== TASK DETAILS ==
Narrow the data below down to the lines containing "seaborn".

== DATA SECTION ==
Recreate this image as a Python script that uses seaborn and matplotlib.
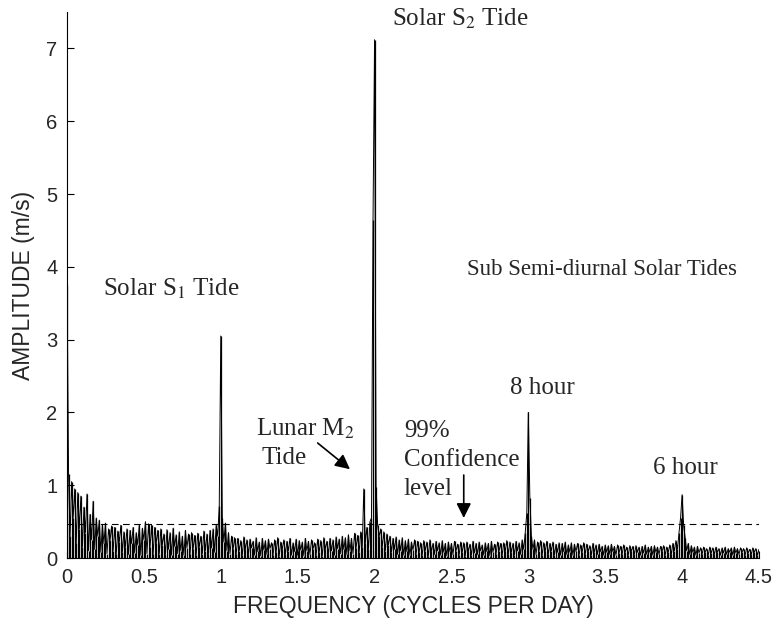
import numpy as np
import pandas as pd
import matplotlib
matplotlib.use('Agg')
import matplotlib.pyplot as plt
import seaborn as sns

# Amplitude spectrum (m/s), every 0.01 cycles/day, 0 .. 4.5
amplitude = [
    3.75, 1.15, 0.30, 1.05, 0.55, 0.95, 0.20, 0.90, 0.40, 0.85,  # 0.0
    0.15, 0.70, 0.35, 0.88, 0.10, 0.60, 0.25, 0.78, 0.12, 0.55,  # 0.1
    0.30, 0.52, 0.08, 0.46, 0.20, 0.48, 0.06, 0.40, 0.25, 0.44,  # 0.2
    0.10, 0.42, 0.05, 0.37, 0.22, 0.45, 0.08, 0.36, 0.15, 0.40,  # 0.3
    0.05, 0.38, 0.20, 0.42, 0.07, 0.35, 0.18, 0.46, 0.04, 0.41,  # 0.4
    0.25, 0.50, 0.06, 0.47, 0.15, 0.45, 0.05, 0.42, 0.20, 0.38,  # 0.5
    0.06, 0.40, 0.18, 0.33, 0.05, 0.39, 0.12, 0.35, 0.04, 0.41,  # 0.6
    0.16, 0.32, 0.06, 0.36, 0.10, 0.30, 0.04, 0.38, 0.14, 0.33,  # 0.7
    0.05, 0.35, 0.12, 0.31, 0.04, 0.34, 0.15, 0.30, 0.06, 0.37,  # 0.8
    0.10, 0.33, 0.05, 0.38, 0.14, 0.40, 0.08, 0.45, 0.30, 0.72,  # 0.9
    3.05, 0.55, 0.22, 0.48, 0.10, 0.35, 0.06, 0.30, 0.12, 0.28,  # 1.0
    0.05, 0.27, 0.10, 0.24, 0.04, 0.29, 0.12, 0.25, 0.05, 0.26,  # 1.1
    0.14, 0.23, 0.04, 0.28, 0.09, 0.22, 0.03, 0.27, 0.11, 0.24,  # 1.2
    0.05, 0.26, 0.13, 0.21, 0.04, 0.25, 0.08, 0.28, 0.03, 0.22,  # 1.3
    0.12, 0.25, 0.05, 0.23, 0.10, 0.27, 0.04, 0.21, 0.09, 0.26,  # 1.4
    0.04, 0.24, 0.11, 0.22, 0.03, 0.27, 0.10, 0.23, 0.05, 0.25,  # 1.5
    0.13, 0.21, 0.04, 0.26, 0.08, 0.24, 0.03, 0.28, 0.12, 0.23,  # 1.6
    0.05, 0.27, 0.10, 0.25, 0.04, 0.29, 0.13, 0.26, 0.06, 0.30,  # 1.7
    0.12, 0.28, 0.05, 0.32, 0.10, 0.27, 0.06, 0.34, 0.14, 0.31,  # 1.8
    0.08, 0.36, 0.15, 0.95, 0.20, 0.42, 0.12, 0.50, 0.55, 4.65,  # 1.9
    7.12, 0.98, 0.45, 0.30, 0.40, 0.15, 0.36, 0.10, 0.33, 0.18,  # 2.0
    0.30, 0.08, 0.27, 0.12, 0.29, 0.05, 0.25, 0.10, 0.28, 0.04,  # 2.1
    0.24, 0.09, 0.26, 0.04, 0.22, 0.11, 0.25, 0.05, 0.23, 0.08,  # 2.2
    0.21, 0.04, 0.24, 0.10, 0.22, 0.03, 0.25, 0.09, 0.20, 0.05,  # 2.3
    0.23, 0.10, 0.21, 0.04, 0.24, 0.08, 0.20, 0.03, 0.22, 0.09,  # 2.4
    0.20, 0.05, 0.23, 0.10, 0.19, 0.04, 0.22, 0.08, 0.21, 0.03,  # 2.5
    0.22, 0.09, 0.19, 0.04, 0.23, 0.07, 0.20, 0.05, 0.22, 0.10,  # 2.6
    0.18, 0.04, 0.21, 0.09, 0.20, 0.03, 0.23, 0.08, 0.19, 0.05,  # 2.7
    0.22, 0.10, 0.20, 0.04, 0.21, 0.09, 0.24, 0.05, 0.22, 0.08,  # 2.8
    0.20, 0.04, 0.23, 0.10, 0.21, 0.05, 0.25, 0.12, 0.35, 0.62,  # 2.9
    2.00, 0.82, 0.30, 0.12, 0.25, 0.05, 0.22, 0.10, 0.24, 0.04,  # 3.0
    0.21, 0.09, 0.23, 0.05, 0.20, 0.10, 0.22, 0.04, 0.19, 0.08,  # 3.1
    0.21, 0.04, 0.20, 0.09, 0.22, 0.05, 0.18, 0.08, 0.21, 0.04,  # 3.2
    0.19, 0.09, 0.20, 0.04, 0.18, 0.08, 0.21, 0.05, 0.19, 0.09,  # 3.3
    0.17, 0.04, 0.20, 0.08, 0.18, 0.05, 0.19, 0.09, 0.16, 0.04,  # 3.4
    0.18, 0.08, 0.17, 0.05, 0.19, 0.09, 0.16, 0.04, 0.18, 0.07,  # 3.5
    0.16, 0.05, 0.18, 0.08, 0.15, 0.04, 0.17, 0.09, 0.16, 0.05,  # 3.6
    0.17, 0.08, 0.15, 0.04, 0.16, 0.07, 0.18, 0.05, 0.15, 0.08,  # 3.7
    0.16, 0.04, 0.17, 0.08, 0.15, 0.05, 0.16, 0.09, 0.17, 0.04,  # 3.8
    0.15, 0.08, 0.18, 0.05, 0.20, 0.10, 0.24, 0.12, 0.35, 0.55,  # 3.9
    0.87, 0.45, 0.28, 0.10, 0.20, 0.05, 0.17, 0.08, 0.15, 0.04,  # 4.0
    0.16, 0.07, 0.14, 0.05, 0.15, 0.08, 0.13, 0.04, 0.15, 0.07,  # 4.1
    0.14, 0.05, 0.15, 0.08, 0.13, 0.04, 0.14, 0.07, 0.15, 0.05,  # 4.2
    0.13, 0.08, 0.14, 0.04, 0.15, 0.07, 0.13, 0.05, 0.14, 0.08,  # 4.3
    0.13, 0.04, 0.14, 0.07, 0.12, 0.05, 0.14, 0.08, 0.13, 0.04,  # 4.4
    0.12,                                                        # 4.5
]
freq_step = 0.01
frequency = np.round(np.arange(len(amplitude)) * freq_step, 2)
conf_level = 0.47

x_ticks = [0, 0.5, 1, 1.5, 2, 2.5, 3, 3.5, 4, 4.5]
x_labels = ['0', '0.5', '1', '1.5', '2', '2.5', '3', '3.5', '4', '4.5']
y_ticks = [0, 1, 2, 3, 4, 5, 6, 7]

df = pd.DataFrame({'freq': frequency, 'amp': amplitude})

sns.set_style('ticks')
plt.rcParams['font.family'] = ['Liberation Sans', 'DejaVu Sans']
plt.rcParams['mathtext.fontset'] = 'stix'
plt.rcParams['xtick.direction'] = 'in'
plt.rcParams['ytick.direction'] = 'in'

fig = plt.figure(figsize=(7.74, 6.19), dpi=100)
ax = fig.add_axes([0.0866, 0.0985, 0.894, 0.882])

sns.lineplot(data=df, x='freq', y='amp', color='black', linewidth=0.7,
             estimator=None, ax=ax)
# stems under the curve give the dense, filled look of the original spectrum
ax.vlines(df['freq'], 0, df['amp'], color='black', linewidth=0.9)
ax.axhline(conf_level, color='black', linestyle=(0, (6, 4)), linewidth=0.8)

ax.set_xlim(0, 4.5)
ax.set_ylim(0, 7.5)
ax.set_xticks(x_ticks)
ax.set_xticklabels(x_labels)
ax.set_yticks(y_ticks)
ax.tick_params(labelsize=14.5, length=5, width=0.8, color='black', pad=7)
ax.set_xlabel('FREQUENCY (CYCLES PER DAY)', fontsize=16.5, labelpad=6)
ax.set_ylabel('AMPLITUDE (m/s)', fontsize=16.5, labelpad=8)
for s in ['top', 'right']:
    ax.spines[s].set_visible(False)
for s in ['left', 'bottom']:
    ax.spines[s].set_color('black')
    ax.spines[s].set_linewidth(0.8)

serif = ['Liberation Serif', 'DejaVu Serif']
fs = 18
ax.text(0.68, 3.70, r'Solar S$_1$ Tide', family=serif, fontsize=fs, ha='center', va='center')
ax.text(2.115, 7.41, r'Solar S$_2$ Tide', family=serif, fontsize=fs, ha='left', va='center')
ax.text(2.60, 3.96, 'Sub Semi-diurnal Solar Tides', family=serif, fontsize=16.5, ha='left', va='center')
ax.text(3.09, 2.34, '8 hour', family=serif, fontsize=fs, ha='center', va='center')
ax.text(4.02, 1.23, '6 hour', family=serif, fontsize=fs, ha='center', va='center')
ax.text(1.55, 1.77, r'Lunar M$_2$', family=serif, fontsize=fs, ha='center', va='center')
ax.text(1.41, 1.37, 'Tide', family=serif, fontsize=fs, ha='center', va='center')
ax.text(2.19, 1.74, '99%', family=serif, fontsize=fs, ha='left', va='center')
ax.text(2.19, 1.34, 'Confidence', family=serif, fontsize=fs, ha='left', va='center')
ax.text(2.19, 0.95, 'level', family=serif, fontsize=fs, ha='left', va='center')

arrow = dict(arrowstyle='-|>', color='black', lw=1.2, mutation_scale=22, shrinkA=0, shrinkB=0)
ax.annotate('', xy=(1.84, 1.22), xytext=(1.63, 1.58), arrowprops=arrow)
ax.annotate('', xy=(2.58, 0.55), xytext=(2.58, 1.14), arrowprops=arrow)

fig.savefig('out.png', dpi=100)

== ANSWER IN FULL ==
Recreate this image as a Python script that uses seaborn and matplotlib.
import seaborn as sns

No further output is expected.